The powers always have been there to monitor and require compliance in terms of duties, salary and other sponsorship obligations.

Part of the proposed changes is the appointment of an additional 300  fair work inspectors to monitor and ensure comply which is a good step, but why the additional bureacracy? The other question is that this will only be effective and efficient if those charged with this monitoring and compliance function were to focus on immigration alone. However as Fair work inspectors they are charged with industry wide powers and it is unrealistic to suggest that they will ignore any other IR situations at targetted premises. One might have to ask, is this part of the proposed changes an attempt to increase the spread of Fair work powers as a compliance authority.

I agree that a system based upon an unresponsive list of occupations in shortage, with no limit on sponsoring numbers (removed by the current government) and without effective monitoring and compliance, expecting everybody to do the right thing will not provide the answers the economy needs.

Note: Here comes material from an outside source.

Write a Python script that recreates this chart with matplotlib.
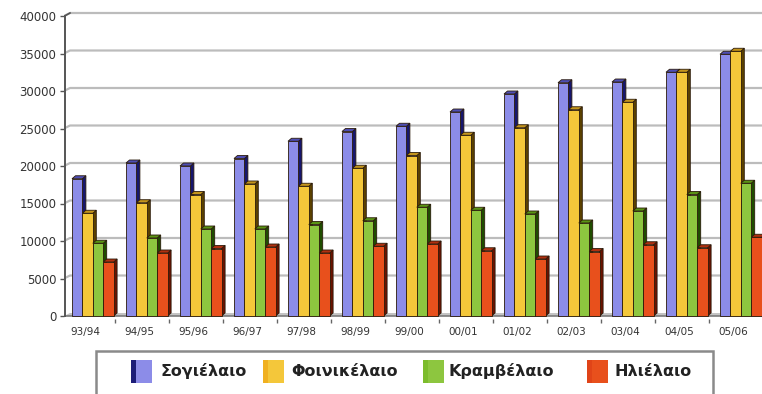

For a certain percentage of employers, any form of reasonable regulation or regulatory framework will be superfluous and to be avoided. It is for this element that powers of monitoring and compliance must be increased – and should have been increased much earlier. It is unacceptable however to broad-brush the issue to require all employers regardless of their track record to meet the new (and as yet) unconfirmed changes. For example the suggested 6 month advertising period is clearly absurd for a system which came about because of  short term skills shortages.

Without more is is hard to avoid the conclusion that the government’s whole approach has been a charade to placate union demands in some way to repay recent political favours and also to prop up unions in the light of their falling rates of participation and relevance.